Quand la justice déboute les banques

Outre cette réalité qui touche le management des banques en Guinée, le secteur reste suspendu aux dossiers judiciaires dans lesquelles deux banques -Ecobank et Afriland First Bank- ont été récemment condamnées, provoquant la plus longue grève des établissements de crédit dans le pays. Pendant une semaine, les agences sont restées fermées. Si un compromis a été trouvé pour mettre fin à la grève face à des consommateurs remontés, « le problème de fond n’est pas résolu », indique une source. « Imaginez qu’une entreprise va à la banque, prend un million et ne rembourse pas. Lorsque la banque lance les actions de recouvrement, l’entreprise va porter plainte. Ensuite, le tribunal demande à la banque de lui verser trois quatre ou cinq millions. La situation se retourne et le débiteur devient le créancier », caricature-t-elle, ajoutant : « tel est le problème pointé du doigt ».

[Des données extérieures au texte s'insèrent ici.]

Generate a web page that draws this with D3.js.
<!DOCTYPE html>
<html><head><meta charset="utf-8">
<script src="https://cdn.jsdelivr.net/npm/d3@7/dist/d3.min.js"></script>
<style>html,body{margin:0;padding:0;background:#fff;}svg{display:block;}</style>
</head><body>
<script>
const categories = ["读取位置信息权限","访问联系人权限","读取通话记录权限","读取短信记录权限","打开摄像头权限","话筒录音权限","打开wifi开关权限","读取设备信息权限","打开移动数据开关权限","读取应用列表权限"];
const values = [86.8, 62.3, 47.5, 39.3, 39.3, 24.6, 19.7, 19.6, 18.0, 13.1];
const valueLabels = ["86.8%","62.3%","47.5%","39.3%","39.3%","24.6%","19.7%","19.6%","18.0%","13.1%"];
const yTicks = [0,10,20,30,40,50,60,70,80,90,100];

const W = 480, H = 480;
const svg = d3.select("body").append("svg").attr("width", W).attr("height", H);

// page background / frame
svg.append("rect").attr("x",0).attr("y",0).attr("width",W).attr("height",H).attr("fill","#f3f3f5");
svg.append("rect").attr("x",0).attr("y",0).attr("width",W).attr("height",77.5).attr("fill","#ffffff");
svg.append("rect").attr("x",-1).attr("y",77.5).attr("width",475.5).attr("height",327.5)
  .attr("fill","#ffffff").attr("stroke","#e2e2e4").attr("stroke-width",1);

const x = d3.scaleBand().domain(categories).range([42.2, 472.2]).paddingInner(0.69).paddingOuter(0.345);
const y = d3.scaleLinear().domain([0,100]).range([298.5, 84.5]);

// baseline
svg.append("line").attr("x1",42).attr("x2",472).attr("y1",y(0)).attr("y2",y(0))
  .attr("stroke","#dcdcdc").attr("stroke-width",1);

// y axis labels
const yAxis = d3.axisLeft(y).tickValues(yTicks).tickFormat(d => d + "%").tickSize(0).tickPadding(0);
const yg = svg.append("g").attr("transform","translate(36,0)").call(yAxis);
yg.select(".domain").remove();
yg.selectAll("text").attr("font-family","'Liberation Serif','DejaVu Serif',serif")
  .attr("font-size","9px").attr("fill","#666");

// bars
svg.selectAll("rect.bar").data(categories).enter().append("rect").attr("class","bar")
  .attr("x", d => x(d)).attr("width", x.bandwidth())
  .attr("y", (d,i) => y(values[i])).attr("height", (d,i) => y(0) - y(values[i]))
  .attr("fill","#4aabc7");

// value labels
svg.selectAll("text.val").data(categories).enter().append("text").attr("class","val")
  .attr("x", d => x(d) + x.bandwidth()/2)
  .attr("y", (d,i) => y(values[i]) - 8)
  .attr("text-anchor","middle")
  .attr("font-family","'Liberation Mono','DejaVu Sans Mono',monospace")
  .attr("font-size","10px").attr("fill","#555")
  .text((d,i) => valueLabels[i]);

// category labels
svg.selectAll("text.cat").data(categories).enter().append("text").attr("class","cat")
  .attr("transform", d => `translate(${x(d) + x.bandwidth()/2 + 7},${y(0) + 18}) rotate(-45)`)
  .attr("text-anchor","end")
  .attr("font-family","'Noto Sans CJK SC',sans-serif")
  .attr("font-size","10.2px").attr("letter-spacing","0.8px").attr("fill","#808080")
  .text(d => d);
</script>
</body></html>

Au sein de la profession, on parle de « décision incompréhensible » et certains avancent des pistes de solutions. « Il faudra à l’avenir renforcer le partenariat entre la banque et la justice pour mieux expliquer les rouages bancaires et faire en sorte que tous les mécanismes juridiques puissent fonctionner, car il n’est pas normal que le débiteur se retrouve créancier », explique un banquier rappelant que de telles situations sont déjà arrivés dans d’autres pays, mais « on le voit de moins en moins grâce à la sensibilisation. Les gens ont compris que certes la banque est une structure privée, cependant nous ne gérons pas notre argent, mais l’épargne des particuliers que nous préservons. En réalité, ce genre de décision de justice prive in finé le particulier de sa richesse ».

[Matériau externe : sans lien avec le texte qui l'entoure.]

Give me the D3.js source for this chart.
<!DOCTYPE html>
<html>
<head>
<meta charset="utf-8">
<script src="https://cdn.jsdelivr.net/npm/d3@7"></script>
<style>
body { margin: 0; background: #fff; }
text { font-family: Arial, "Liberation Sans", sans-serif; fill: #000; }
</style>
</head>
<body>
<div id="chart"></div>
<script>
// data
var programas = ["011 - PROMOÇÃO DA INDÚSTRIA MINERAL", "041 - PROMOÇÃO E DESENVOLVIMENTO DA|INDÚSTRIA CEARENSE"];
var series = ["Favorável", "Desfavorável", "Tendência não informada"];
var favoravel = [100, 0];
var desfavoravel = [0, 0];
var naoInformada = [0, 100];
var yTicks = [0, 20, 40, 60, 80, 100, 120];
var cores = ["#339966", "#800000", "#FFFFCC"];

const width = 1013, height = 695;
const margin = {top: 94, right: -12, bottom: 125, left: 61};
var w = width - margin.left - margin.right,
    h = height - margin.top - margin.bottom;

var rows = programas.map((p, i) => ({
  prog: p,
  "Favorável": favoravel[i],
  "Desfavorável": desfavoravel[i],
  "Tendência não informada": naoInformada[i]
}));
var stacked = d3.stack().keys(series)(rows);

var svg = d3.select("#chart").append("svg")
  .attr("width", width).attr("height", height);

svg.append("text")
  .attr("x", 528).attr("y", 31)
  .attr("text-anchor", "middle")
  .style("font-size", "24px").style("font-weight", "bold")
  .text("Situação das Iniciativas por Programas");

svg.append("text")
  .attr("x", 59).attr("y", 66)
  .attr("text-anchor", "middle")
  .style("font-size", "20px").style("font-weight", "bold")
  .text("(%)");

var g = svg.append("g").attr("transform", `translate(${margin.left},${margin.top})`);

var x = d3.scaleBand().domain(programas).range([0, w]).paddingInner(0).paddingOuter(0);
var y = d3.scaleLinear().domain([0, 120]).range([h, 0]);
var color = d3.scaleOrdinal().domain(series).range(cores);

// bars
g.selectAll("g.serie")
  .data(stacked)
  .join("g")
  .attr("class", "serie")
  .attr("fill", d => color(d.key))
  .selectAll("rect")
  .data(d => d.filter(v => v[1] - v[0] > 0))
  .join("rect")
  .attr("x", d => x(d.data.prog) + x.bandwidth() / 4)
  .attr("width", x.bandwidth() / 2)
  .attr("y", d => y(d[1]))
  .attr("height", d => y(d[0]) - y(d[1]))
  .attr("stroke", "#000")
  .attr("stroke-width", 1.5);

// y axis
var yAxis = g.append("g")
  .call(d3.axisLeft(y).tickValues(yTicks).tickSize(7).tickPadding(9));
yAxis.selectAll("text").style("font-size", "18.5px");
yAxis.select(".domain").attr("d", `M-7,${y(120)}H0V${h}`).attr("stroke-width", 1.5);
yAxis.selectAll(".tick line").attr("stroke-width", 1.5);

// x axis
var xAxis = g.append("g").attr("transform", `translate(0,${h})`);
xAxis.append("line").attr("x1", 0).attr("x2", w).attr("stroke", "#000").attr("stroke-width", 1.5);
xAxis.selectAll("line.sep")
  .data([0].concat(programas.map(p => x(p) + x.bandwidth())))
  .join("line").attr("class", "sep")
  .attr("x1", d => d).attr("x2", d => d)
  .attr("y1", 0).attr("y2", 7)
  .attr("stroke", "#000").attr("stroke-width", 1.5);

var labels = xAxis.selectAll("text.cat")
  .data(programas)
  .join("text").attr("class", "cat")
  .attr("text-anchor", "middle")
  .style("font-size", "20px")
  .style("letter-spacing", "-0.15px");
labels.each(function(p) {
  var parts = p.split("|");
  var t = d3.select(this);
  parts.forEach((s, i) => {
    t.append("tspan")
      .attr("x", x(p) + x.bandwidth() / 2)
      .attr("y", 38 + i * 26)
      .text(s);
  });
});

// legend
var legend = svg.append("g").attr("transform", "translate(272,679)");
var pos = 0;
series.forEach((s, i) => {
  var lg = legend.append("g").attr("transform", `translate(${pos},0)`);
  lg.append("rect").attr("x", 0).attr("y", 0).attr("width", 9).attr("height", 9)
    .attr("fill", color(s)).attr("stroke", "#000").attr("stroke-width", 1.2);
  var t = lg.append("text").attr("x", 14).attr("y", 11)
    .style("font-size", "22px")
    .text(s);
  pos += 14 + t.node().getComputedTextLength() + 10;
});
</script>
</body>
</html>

Du côté de la Banque centrale, on rassure quant à l’engagement du régulateur à défendre à la fois l’intérêt des consommateurs et celui des banques, tout en ne manquant pas de porter les situations de ce genre auprès du gouvernement pour discussion avec le ministère de la Justice.

Avec 17 banques commerciales parmi 21 établissements de crédit, le secteur bancaire guinéen est un maillon essentiel de l’économie. Même en 2020, année économiquement catastrophique pour la planète, les banques en Guinée ont affiché un résultat net cumulé de 908 milliards de Francs guinéens -soit plus de 100 millions de dollars, en hausse de 45,2% en glissement annuel, selon les données de la Banque centrale. Et si les banques sont soulagées en ce moment suite à la hausse du dollar qui mitige les effets de l’inflation dans le pays, elles restent expectatives de ce que leur réserve l’avenir sur ce marché ouest-africaine.